Please write out the lines of the data exactly, beginning with the first and ending with the line containing "from matplotlib.patches import Rectangle"; leave the pictures behind.

**Dataset content**
+ + + + +

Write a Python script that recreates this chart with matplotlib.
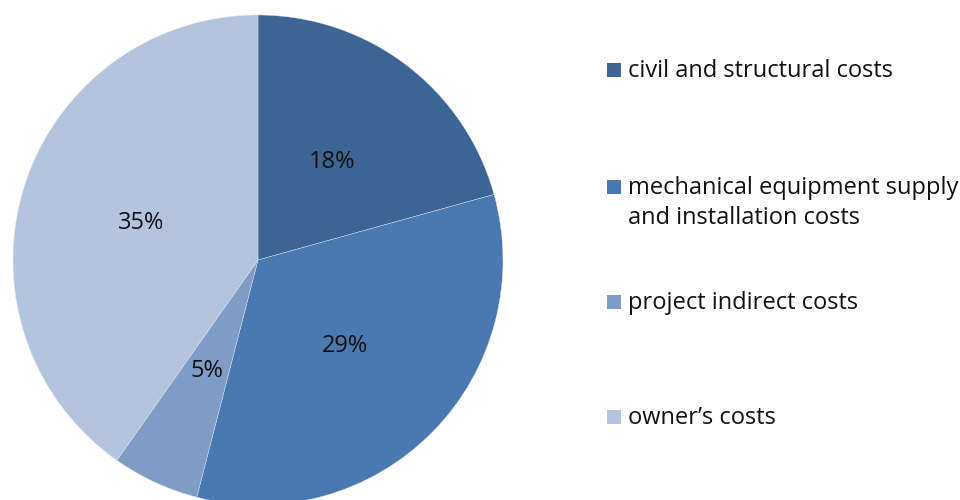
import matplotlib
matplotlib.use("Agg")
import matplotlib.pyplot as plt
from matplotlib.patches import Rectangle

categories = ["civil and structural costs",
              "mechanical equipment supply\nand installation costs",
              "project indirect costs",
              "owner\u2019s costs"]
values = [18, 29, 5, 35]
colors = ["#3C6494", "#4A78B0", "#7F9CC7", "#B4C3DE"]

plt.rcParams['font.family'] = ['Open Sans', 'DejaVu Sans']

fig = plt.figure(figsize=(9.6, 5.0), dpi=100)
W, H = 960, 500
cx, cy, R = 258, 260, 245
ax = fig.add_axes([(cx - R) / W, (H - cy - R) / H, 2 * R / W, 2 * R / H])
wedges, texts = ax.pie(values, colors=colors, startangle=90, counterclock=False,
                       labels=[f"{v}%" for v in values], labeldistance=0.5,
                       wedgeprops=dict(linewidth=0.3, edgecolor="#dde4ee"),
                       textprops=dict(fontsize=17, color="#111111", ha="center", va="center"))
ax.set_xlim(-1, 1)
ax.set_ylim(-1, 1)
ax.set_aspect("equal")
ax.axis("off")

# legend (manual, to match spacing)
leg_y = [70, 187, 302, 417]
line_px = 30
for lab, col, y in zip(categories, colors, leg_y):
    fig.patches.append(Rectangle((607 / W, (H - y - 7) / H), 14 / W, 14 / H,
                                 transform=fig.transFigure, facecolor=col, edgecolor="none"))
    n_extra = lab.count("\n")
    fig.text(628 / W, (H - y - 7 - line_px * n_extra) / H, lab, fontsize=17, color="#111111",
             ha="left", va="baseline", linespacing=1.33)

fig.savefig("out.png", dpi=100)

+ + + + +

**Solution to this exercise**
Write a Python script that recreates this chart with matplotlib.
import matplotlib
matplotlib.use("Agg")
import matplotlib.pyplot as plt
from matplotlib.patches import Rectangle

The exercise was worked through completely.